Correction: After this article was published, Microsoft clarified that the version of the Ask Toolbar it classifies as malware is not the current version. The latest version of the toolbar will not be banned by Microsoft as it does not contain search protection code. PCWorld regrets the error.
It’s good that Ask ceased its troublesome behavior. Unfortunately, it looks like you’ll still be manually uninstalling the Ask Toolbar for the foreseeable future. —Ed.
You know it, I know it, Wikipedia knows it, and now Windows knows it: The Ask Toolbar is a bad thing that nobody wants on their PC. The next time the Ask Toolbar tries to sneak onto your computer it will be marked as “unwanted software” (that’s a nice way of saying malware) by Microsoft’s security tools. Microsoft previously warned it would take action against software that tries to prevent users from changing their browser’s default search engine.
Although the age of the browser toolbar is pretty much over, Ask’s Toolbar has managed to live on as software bundled with Oracle’s Java for Windows. In March, Oracle also extended the Ask Toolbar download to Macs.
Bundleware is bad enough since even veteran PC users can be tricked into installing unwanted software—especially when you’re multitasking. But the Ask Toolbar has its own special annoyances. When installed it switches your browser’s default search provider to Ask.com, and when you try to switch away it attempts to prevent you from doing so with a pop-up warning. If you’re not careful the toolbar can also reappear the next time you update Java.
But the power of the Ask Toolbar is no more, as first noted on Slashdot. Microsoft warned that as of June 1 any program containing search protection functionality—code that tries to stop you from changing your browser or default search settings—would be treated as malware.
It appears Microsoft made good on its promise. Microsoft’s Malware Center now lists the Win32/Ask Toolbar as posing a “high threat to your PC.” The Ask Toolbar entry was first published in February, but was updated on Tuesday.
Microsoft’s security products including Windows Defender on Windows 8 and up, and Microsoft Security Essentials for Windows 7 and Vista can now detect and remove the toolbar.

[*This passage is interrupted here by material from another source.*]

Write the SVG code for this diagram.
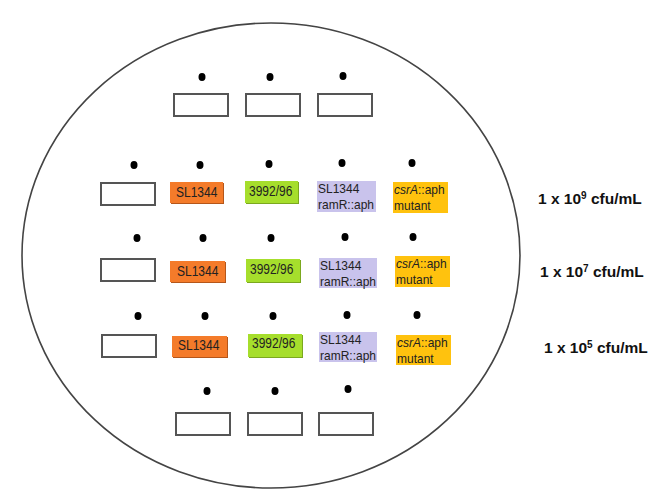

The impact on you at home: This is great news for anyone who spends the holidays doing tech support for parents, aunts, and cousins. The Ask Toolbar is one of the leading annoyances most of us end up dealing with during those times. Now, however, Microsoft’s software should do all the heavy lifting allowing you to focus on reverting your sister’s default keyboard setting back to English and getting Outlook to download mail again on your uncle’s PC.